Founded in 2014, many media observers saw iflix as just ‘another Netflix’ in Southeast Asia - albeit without the deep pockets to spend billions of dollars in coming up with original content.

But Britt is optimistic that iflix’s approach to focus on local content that resonates with regional audiences will pay off.

“Our focus is on local content in every single market we are in. We produce everything that is entertaining locally and we are focused on millennials. In fact, our platform looks more like Instagram now than Netflix,” says Britt. 

“I don’t think that the US companies like Netflix really get Southeast Asia. They like to think that everything looks like America. But I have lived here for the last 15 years, it is nothing like America.”

“Netflix is amazing if you’re educated overseas and you really like Western content. But that’s a really small percentage of the community here. So as an entrepreneur, you have to have a naive belief that the impossible is possible,” he says with conviction.

'Empowering local storytellers is important for the industry' - Co-Founder of iflix

Earlier this year, iflix announced a USD5 million programme to find 30 filmmakers across four of its largest markets, Malaysia, Indonesia, Bangladesh and the Philippines, to produce content for the platform.

“It’s the stories that come out of the local culture that is unique to each market,”
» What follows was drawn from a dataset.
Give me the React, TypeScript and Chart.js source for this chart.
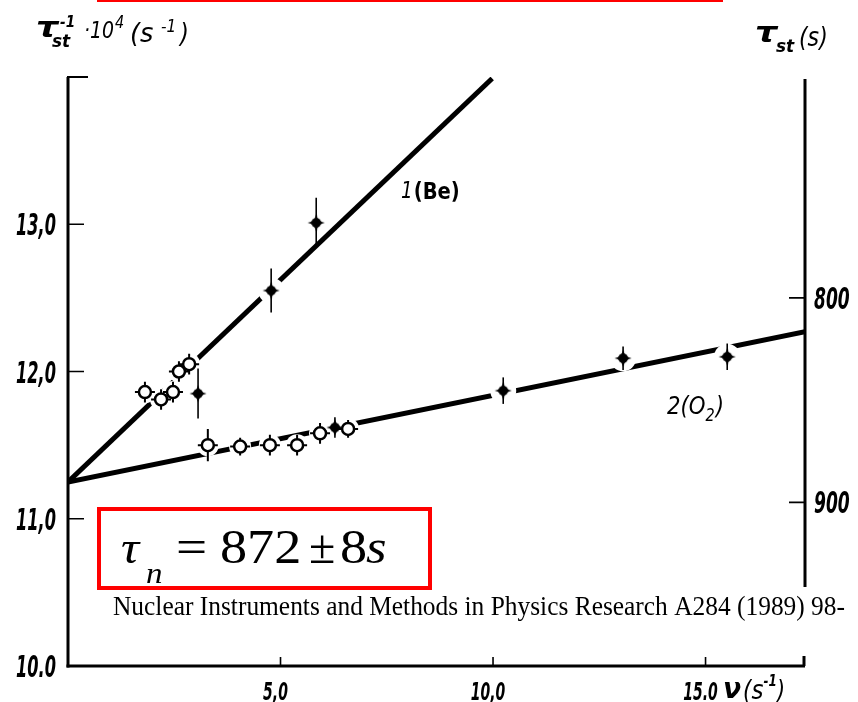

It is a 12-month initiative programme that will run alongside Next 10 Ventures, a digital content platform founded by ex-Youtube executive Benjamin Grubbs to help filmmakers pursue their artistic passion. 

“It’s the stories that come out of the local culture that is unique to each market,” says Britt. “But historically the entertainment industry here in Southeast Asia has been so dominated by big Western markets to a point that local creators talents don’t get the funding and focus it needs.

“Local producers are often not allowed the creativity or the breadth to do so due to financial constraint.

“We are a company that is driven by purpose, we want to entertain everybody. We believe in local culture so we believe a part of our responsibility is to empower the local creators, the local storytellers.

“So it’s probably a program that we are most excited about. As of now, we don’t have anything to announce, but the program is underway. We have started with the first five filmmakers. They are incredible,”  he adds.

The OTT battle in Southeast Asia

Iflix is not alone in empowering local filmmakers in its bid to capture a regional audience. Local media companies are doing so as well, including Astro Shaw which has produced over 75 titles across various genres for the local and regional markets.

We also ask Britt how will data come into OTT advertising, another key area for growth for streaming and on-demand service providers.

“The media industry deals with one that is multi-faceted, fragmented and data-driven.

“After years of operation, we get about two billion data signals every single day. Now, we’re able to take all the data and help us build a perspective and understanding about the audience. 

“The media industry deals with one that is multi-faceted, fragmented and data-driven.

The ability to deliver the right advertisement to the right audience is the holy grail for marketers – and data derived from OTT platforms have that capability to serve that need.

“We are taking those data signals and making it available to the advertisers.

“So an FCMG (Fast-Moving Consumer Goods) marketer or a travel marketer can now reach the exact audience they are looking for, in real time on premium television shows,” he adds.

Iflix is now in 22 markets globally with no plans of expansion, except to go deeper into the market. Britt says: “We want to be the leading local internet television for every 22 markets we are in.”

“We’re very focused on millennials, people under the age of 35, which is the majority of people in Southeast Asia. Our content includes news. We have over 400 news clips from 15 global news channels. It also includes over 1500 live sports games.

“The next five to ten years will be very interesting for all of us. I believe we will come to a point where all content consumption is done through the internet. It’s going to be very exciting,” he says.